Kiatnakin Phatra Financial Group (KKP) forecasts that a surge in global oil prices will push housing prices up by 10% this year, primarily affecting homebuyers in the mass-market segment.
Rising oil prices, driven by escalating tensions in the Middle East, have significantly increased construction material costs. This has created a new cost base, prompting developers of new housing projects to raise selling prices by 5-10%, according to KKP's corporate lending division.
Given the assumption of rising house prices, KKP expects the mid- to lower-income housing segment to face a substantial slowdown. Meanwhile, property transfers are projected to decline to 290,000 units in 2026, down from 316,214 units in 2025, marking the lowest level in eight years.
At present, Thailand consumes around 124 million litres of refined oil per day and relies heavily on crude oil imports.
Potential disruptions, such as the closure of the Strait of Hormuz, have pushed global crude prices above US$110-120 per barrel, raising production and transportation costs for key construction materials, especially cement, concrete and steel.

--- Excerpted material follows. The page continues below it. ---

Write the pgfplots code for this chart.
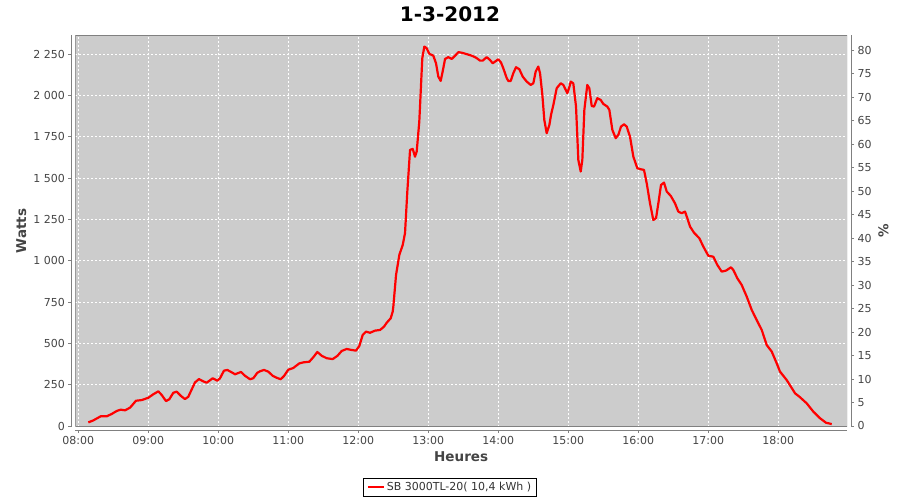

"These impacts are most evident in standard housing units sized 120-170 square metres, priced between 2-5 million baht -- the largest segment in Bangkok and surrounding areas -- accounting for 54% of total sales, or around 76.2 billion baht in value," KKP stated.
This housing segment is largely concentrated in suburban areas. Key affected zones include Rangsit–Pathum Thani, with 19,300 unsold units worth 67.5 billion baht; Bang Bua Thong–Nonthaburi, with 18,100 units worth 63.3 billion baht; and Bangna–Samut Prakan, with 16,400 units worth 57.4 billion baht.
The oil price surge is also expected to create inflationary pressure, prompting global central banks -- including the Bank of Thailand -- to maintain a tight monetary policy stance by keeping policy rates elevated or even raising them further.
Potential interest rate increases would lead to higher monthly mortgage payments, reducing borrowing capacity and delaying purchasing decisions for many households, according to KKP.
Under this scenario, KKP believes it is an appropriate time for financially capable homebuyers to apply for mortgage loans in order to lock in lower housing prices and interest rates.
"With geopolitical uncertainty potentially driving global borrowing costs higher, securing a mortgage now -- especially with fixed rates for the first 1-3 years -- can protect buyers from future rate hikes and provide financial stability," KKP noted.
Moreover, purchasing completed homes from existing inventory would allow buyers to benefit from older cost bases, effectively enabling purchases at pre-inflation prices.
In addition, weaker market demand has led developers to launch aggressive promotions to improve cash flow, offering discounts and incentives rarely seen under normal market conditions.
At the same time, KKP also advises developers to urgently lock in material prices and manage liquidity by clearing existing inventory.